On the other hand, 7 bacteria phyla and 6 archaea classes were identified as sensitive to long-term inorganic fertilization across the different growth stages (Fig. S3). Among them, Epsilonproteobacteria was significantly depleted, whereas Parvarchaeota was enriched in NPK-fertilized soil at the tillering stage. At the panicle initiation, Alphaproteobacteria and Betaproteobacteria were significantly enriched, whereas Chlorobi, Chloroflexi, Ignavibacteriae, Verrucomicrobia, Methanomicrobia and Thermoplasmata were depleted in NPK-fertilized soil. At the booting stage, Thaumarchaeota were enriched, whereas Halobacteria and Methanococci were depleted in N-fertilized soil (Fig. S3). Furthermore, 57 and 3 bacteria and archaea families, respectively, were identified as sensitive to long-term inorganic fertilization across the different growth stages (Fig. S4). Although some of those families exhibited their sensitivity to long-term inorganic fertilization either at one, two or three growth stages, most of them were preferentially sensitive at the panicle initiation (Fig. S4).
Taken together, our results reveal differential microbial sensitivity to long-term inorganic fertilization across the different growth stages, with a higher relative abundance of lifs taxa at the panicle initiation compared to at the tillering and booting stage. However, the effect of growth stage on microbial sensitivity to long-term inorganic fertilization was more strongly pronounced for bacterial than archaeal community.
Microbial Inter-kingdom Co-occurrence Patterns In The Rhizosphere Core Microbiome Across Growth Stages Of Field-grown Rice
We first determined the core bacterial and archaeal microbiomes inhabiting the rice rhizosphere at each growth stage by using a 75% prevalence threshold. We next analyzed the differences in the core microbiomes at the different growth stages by investigating the taxa co-occurrence patterns using microbial inter-kingdom network analysis. Hence, the microbial inter-kingdom network obtained at the tillering stage contained 814 nodes, those at the panicle initiation contained 1040 nodes and those at the booting stage contained 910 nodes (Fig. 5, Table S5). Furthermore, the microbial inter-kingdom network obtained at the panicle initiation displayed a higher proportion (28.56%) of lifs OTUs than those obtained at the booting (19.67%) and the tillering stage (18.80%). The proportion of bacteria nodes increased from tillering to panicle initiation and decreased to booting stage, while those of archaea nodes followed opposite trends. Similarly, the proportion of bacteria – bacteria edges, bacteria – archaea edges and negative correlations increased from tillering to panicle initiation and decreased to booting stage, whereas those of archaea – archaea edges and positive correlations followed opposite trends (Fig. 5, Table S5).

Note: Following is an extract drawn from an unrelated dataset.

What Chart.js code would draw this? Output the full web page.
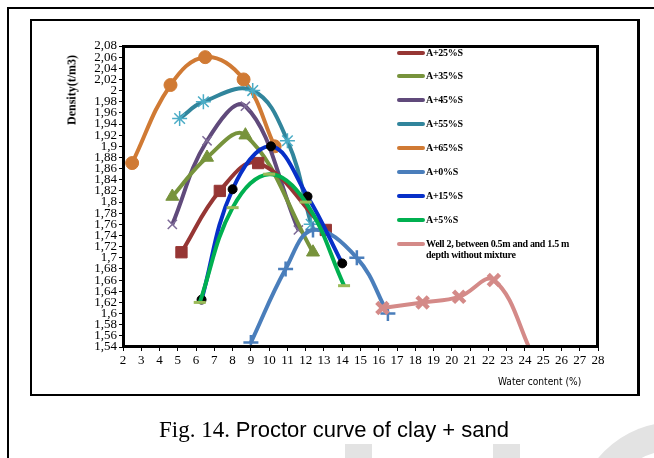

In addition, 17 potential hub OTUs were identified across the three growth stages (Table S6). Of those potential hub OTUs, 2 belonging to archaea (Methanobacterium and Methanosaeta) were identified at the tillering stage, 9 including 2 bacteria (Gemmatimonas and Pirellula) and 7 archaea (four Methanobacterium, two Methanosaeta and one Methanosphaerula) at the panicle initiation, and 6 belonging to archaea (five Methanosaeta and one Methanobacterium) at the booting stage (Table S6). Together these results reveal dynamics of bacteria and archaea co-occurrence patterns in the rice rhizosphere, with differentiated bacterial and archaeal pivotal roles in the microbial inter-kingdom networks across growth stages.